With the above information you could easily get the transaction listing from the bank, process it in the function, and validate the results. It would actually help you solve your application's issues, as opposed to the issues of the underlying infrastructure. Using the example from above, if reconciled_balance is missing, you know something must be amiss: the absence of "black box information" tells you that there is a problem. Even though your request returned 200, your actual function has failed to perform and if you were only focusing on inputs/outputs of HTTP calls, you'd miss this valuable context. You might say "what if we have HTTP errors" or "how will we know the code is actually running", and I would say: emit errors, and adding extra context to include things like line numbers isn't a bad thing, but it definitely shouldn't be your only information. In the same way, a version_number might be great for correlating when an issue happened with a specific release (but it only tells you when an issue occurs, not what is causing the issues). In regards to the infrastructure problem though, I think you should leave that to your SREs. If you're writing code at the right abstraction level, you don't really have access to (or care about) infrastructure details. You are responsible for answering questions about your application. Most of the time if your infrastructure is broken your verbose logs or traces won't matter because there is a good chance your application won't be running.

Focus on delivering information about the things within your control. By enriching your events with as much data as possible, you will be able to understand your system based on the information that is (not) there. You will be able to take that information and replay the scenario to understood what went wrong.

What should we take away from this?

The one thing I want you to take away from this article today, is what you should be aiming to capture when you implement Observability.

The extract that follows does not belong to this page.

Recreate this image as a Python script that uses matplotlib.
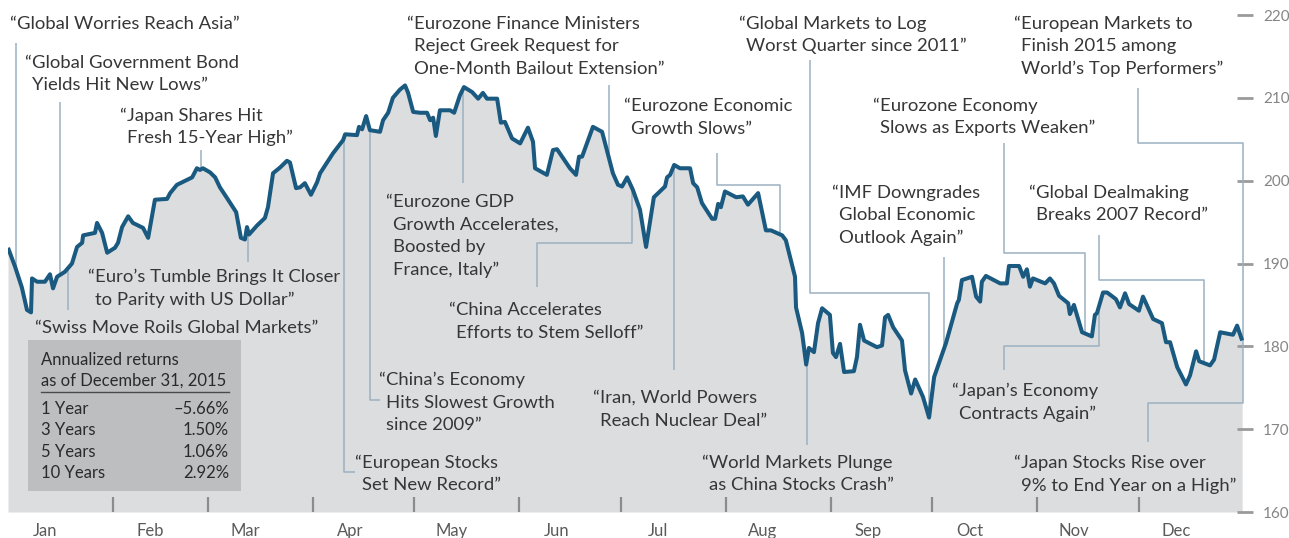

An Observability Event should:

  • represents a discrete piece of work your application is doing (not the infrastructure it uses to do that work). In other words, "let your abstractions abstract, and focus on your implementation."
  • has a defined start and end time.
  • can have relationships with other events, but doesn't need to.
  • has as many attributes as possible to give you an understanding of the system.

An Observability Event should not:

  • prioritise superfluous data that is obvious by other in-context information (e.g. "making a HTTP request" messages or "using this secret").
  • primarily focus on underlying infrastructure (unless your application is infrastructure).
  • provide characteristics about the data over actual data (e.g. "processed 243 bytes" vs. "processed 117 records from a specified time span").

Sometimes it will be impossible to have Observability that only focuses on your application because maybe your SREs need you to expose something. However, it shouldn't be your first action to grab as much useless information as possible. Carefully crafting each Observability Event you emit will make your life a lot easier when you're troubleshooting your next bug in Production. By removing the noise, you will actually be able to see the issues affecting your systems and use those to solve problems.